Dataset content:
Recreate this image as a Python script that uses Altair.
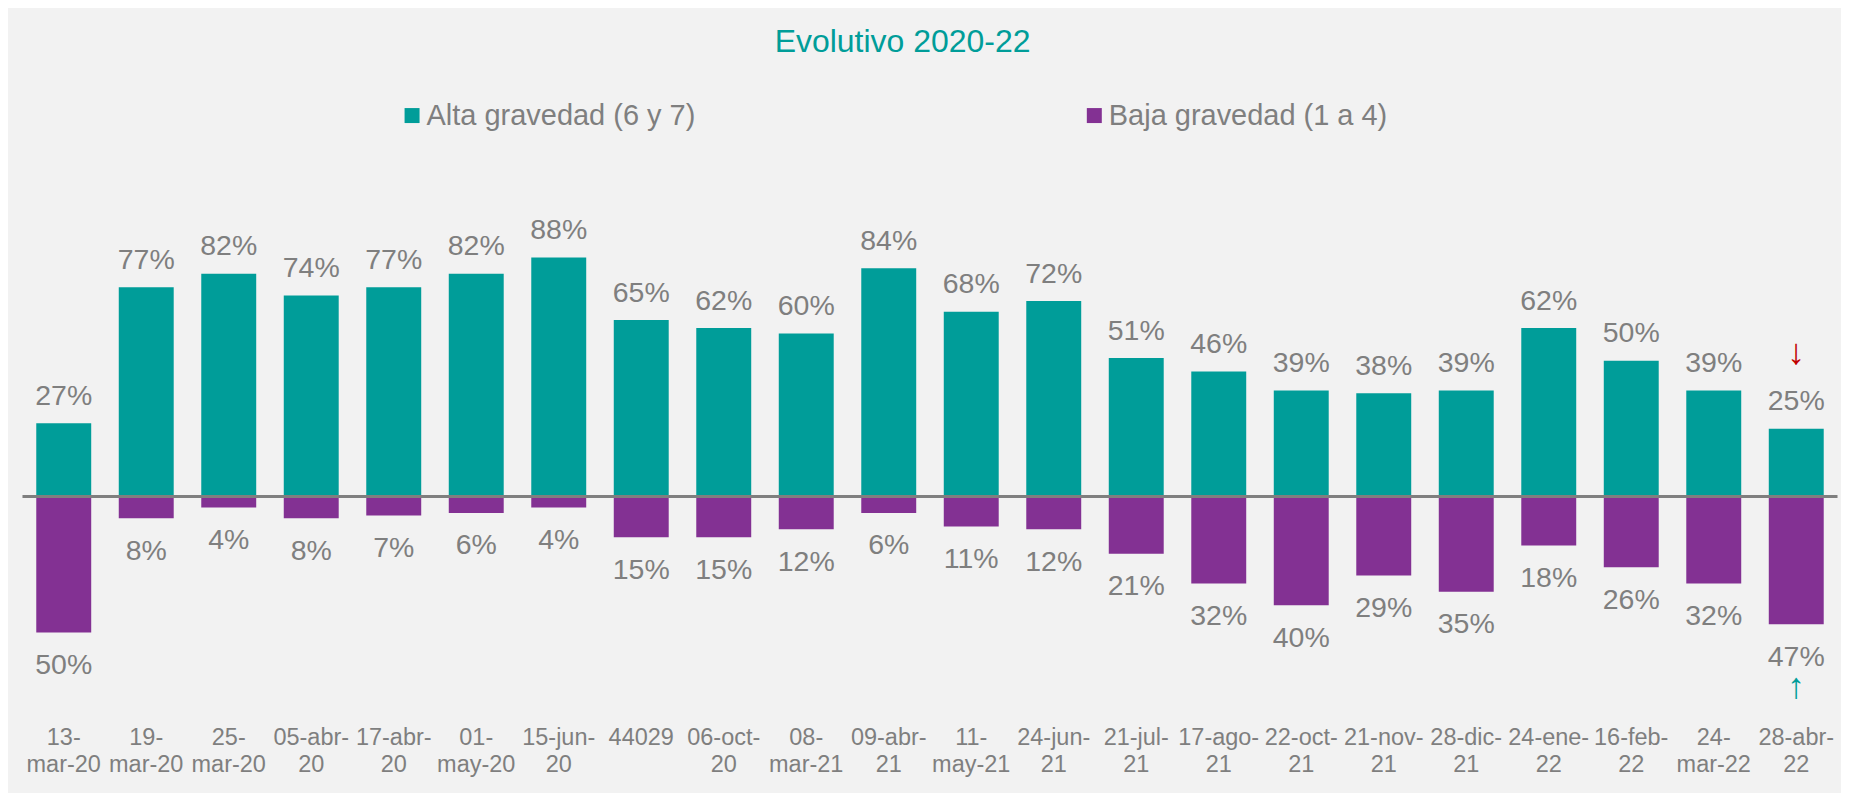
import altair as alt
import pandas as pd

# ---- data ----
categories = [
    "13-\nmar-20", "19-\nmar-20", "25-\nmar-20", "05-abr-\n20", "17-abr-\n20",
    "01-\nmay-20", "15-jun-\n20", "44029", "06-oct-\n20", "08-\nmar-21",
    "09-abr-\n21", "11-\nmay-21", "24-jun-\n21", "21-jul-\n21", "17-ago-\n21",
    "22-oct-\n21", "21-nov-\n21", "28-dic-\n21", "24-ene-\n22", "16-feb-\n22",
    "24-\nmar-22", "28-abr-\n22",
]
alta = [27, 77, 82, 74, 77, 82, 88, 65, 62, 60, 84, 68, 72, 51, 46, 39, 38, 39, 62, 50, 39, 25]
baja = [50, 8, 4, 8, 7, 6, 4, 15, 15, 12, 6, 11, 12, 21, 32, 40, 29, 35, 18, 26, 32, 47]
series_names = ["Alta gravedad (6 y 7)", "Baja gravedad (1 a 4)"]

# annotation arrows on the last date
arrow_cats = ["28-abr-\n22", "28-abr-\n22"]
arrow_vals = [25, -47]
arrow_text = ["↓", "↑"]
arrow_kind = ["down", "up"]

TEAL = "#009d99"
PURPLE = "#833193"
GRAY = "#7f7f7f"
RED = "#c00000"
FONT = "Liberation Sans"

rows = []
for c, a, b in zip(categories, alta, baja):
    rows.append({"cat": c, "series": series_names[0], "value": a, "label": f"{a}%"})
    rows.append({"cat": c, "series": series_names[1], "value": -b, "label": f"{b}%"})
df = pd.DataFrame(rows)

arrows = pd.DataFrame({"cat": arrow_cats, "value": arrow_vals, "txt": arrow_text, "kind": arrow_kind})

x_enc = alt.X(
    "cat:N",
    sort=categories,
    title=None,
    scale=alt.Scale(paddingInner=0.334, paddingOuter=0.167),
    axis=alt.Axis(
        orient="bottom", domain=False, ticks=False, tickSize=0, grid=False,
        labelAngle=0, labelFont=FONT, labelFontSize=23.5, labelColor=GRAY,
        labelPadding=11.5, labelBaseline="top", labelLineHeight=27,
        labelExpr="split(datum.label, '\\n')", labelLimit=200, labelOverlap=False,
    ),
)
y_enc = alt.Y("value:Q", scale=alt.Scale(domain=[-80, 128], nice=False, zero=False), axis=None)

base = alt.Chart(df)

bars = base.mark_bar().encode(
    x=x_enc,
    y=y_enc,
    y2=alt.datum(0),
    color=alt.Color(
        "series:N",
        scale=alt.Scale(domain=series_names, range=[TEAL, PURPLE]),
        legend=alt.Legend(
            orient="none", legendX=375.5, legendY=-48, direction="horizontal",
            title=None, symbolType="square", symbolSize=225, symbolStrokeWidth=0,
            labelFont=FONT, labelFontSize=29, labelColor=GRAY, labelOffset=0,
            columnPadding=384, labelLimit=600,
        ),
    ),
)

zero = alt.Chart(pd.DataFrame({"v": [0]})).mark_rule(color=GRAY, strokeWidth=3).encode(
    y=alt.Y("v:Q", scale=alt.Scale(domain=[-80, 128], nice=False, zero=False), axis=None)
)

lab_top = base.transform_filter(alt.datum.value >= 0).mark_text(
    font=FONT, fontSize=28.5, color=GRAY, baseline="alphabetic", dy=-18.4
).encode(x=alt.X("cat:N", sort=categories), y="value:Q", text="label:N")

lab_bot = base.transform_filter(alt.datum.value < 0).mark_text(
    font=FONT, fontSize=28.5, color=GRAY, baseline="top", dy=18.5
).encode(x=alt.X("cat:N", sort=categories), y="value:Q", text="label:N")

arr_down = alt.Chart(arrows).transform_filter(alt.datum.kind == "down").mark_text(
    font=FONT, fontSize=36, color=RED, baseline="middle", dy=-76
).encode(x=alt.X("cat:N", sort=categories), y="value:Q", text="txt:N")

arr_up = alt.Chart(arrows).transform_filter(alt.datum.kind == "up").mark_text(
    font=FONT, fontSize=36, color=TEAL, baseline="middle", dy=63
).encode(x=alt.X("cat:N", sort=categories), y="value:Q", text="txt:N")

chart = alt.layer(bars, zero, lab_top, lab_bot, arr_down, arr_up).properties(
    width=1817,
    height=565.8,
    background="#f2f2f2",
    padding={"left": 14.5, "top": 140.5, "right": 3.5, "bottom": 78.7},
    autosize=alt.AutoSizeParams(type="none"),
    title=alt.TitleParams(
        "Evolutivo 2020-22", font=FONT, fontSize=32, fontWeight="normal",
        color=TEAL, anchor="middle", frame="group", baseline="alphabetic",
        offset=17, dx=-27.5,
    ),
).configure_view(strokeWidth=0)

chart.save("out.html", embed_options={"renderer": "svg", "actions": False})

What the task requires:
Pictures are excluded; output everything else in the data verbatim.

Task solution:
Recreate this image as a Python script that uses Altair.
import altair as alt
import pandas as pd

# ---- data ----
categories = [
    "13-\nmar-20", "19-\nmar-20", "25-\nmar-20", "05-abr-\n20", "17-abr-\n20",
    "01-\nmay-20", "15-jun-\n20", "44029", "06-oct-\n20", "08-\nmar-21",
    "09-abr-\n21", "11-\nmay-21", "24-jun-\n21", "21-jul-\n21", "17-ago-\n21",
    "22-oct-\n21", "21-nov-\n21", "28-dic-\n21", "24-ene-\n22", "16-feb-\n22",
    "24-\nmar-22", "28-abr-\n22",
]
alta = [27, 77, 82, 74, 77, 82, 88, 65, 62, 60, 84, 68, 72, 51, 46, 39, 38, 39, 62, 50, 39, 25]
baja = [50, 8, 4, 8, 7, 6, 4, 15, 15, 12, 6, 11, 12, 21, 32, 40, 29, 35, 18, 26, 32, 47]
series_names = ["Alta gravedad (6 y 7)", "Baja gravedad (1 a 4)"]

# annotation arrows on the last date
arrow_cats = ["28-abr-\n22", "28-abr-\n22"]
arrow_vals = [25, -47]
arrow_text = ["↓", "↑"]
arrow_kind = ["down", "up"]

TEAL = "#009d99"
PURPLE = "#833193"
GRAY = "#7f7f7f"
RED = "#c00000"
FONT = "Liberation Sans"

rows = []
for c, a, b in zip(categories, alta, baja):
    rows.append({"cat": c, "series": series_names[0], "value": a, "label": f"{a}%"})
    rows.append({"cat": c, "series": series_names[1], "value": -b, "label": f"{b}%"})
df = pd.DataFrame(rows)

arrows = pd.DataFrame({"cat": arrow_cats, "value": arrow_vals, "txt": arrow_text, "kind": arrow_kind})

x_enc = alt.X(
    "cat:N",
    sort=categories,
    title=None,
    scale=alt.Scale(paddingInner=0.334, paddingOuter=0.167),
    axis=alt.Axis(
        orient="bottom", domain=False, ticks=False, tickSize=0, grid=False,
        labelAngle=0, labelFont=FONT, labelFontSize=23.5, labelColor=GRAY,
        labelPadding=11.5, labelBaseline="top", labelLineHeight=27,
        labelExpr="split(datum.label, '\\n')", labelLimit=200, labelOverlap=False,
    ),
)
y_enc = alt.Y("value:Q", scale=alt.Scale(domain=[-80, 128], nice=False, zero=False), axis=None)

base = alt.Chart(df)

bars = base.mark_bar().encode(
    x=x_enc,
    y=y_enc,
    y2=alt.datum(0),
    color=alt.Color(
        "series:N",
        scale=alt.Scale(domain=series_names, range=[TEAL, PURPLE]),
        legend=alt.Legend(
            orient="none", legendX=375.5, legendY=-48, direction="horizontal",
            title=None, symbolType="square", symbolSize=225, symbolStrokeWidth=0,
            labelFont=FONT, labelFontSize=29, labelColor=GRAY, labelOffset=0,
            columnPadding=384, labelLimit=600,
        ),
    ),
)

zero = alt.Chart(pd.DataFrame({"v": [0]})).mark_rule(color=GRAY, strokeWidth=3).encode(
    y=alt.Y("v:Q", scale=alt.Scale(domain=[-80, 128], nice=False, zero=False), axis=None)
)

lab_top = base.transform_filter(alt.datum.value >= 0).mark_text(
    font=FONT, fontSize=28.5, color=GRAY, baseline="alphabetic", dy=-18.4
).encode(x=alt.X("cat:N", sort=categories), y="value:Q", text="label:N")

lab_bot = base.transform_filter(alt.datum.value < 0).mark_text(
    font=FONT, fontSize=28.5, color=GRAY, baseline="top", dy=18.5
).encode(x=alt.X("cat:N", sort=categories), y="value:Q", text="label:N")

arr_down = alt.Chart(arrows).transform_filter(alt.datum.kind == "down").mark_text(
    font=FONT, fontSize=36, color=RED, baseline="middle", dy=-76
).encode(x=alt.X("cat:N", sort=categories), y="value:Q", text="txt:N")

arr_up = alt.Chart(arrows).transform_filter(alt.datum.kind == "up").mark_text(
    font=FONT, fontSize=36, color=TEAL, baseline="middle", dy=63
).encode(x=alt.X("cat:N", sort=categories), y="value:Q", text="txt:N")

chart = alt.layer(bars, zero, lab_top, lab_bot, arr_down, arr_up).properties(
    width=1817,
    height=565.8,
    background="#f2f2f2",
    padding={"left": 14.5, "top": 140.5, "right": 3.5, "bottom": 78.7},
    autosize=alt.AutoSizeParams(type="none"),
    title=alt.TitleParams(
        "Evolutivo 2020-22", font=FONT, fontSize=32, fontWeight="normal",
        color=TEAL, anchor="middle", frame="group", baseline="alphabetic",
        offset=17, dx=-27.5,
    ),
).configure_view(strokeWidth=0)

chart.save("out.html", embed_options={"renderer": "svg", "actions": False})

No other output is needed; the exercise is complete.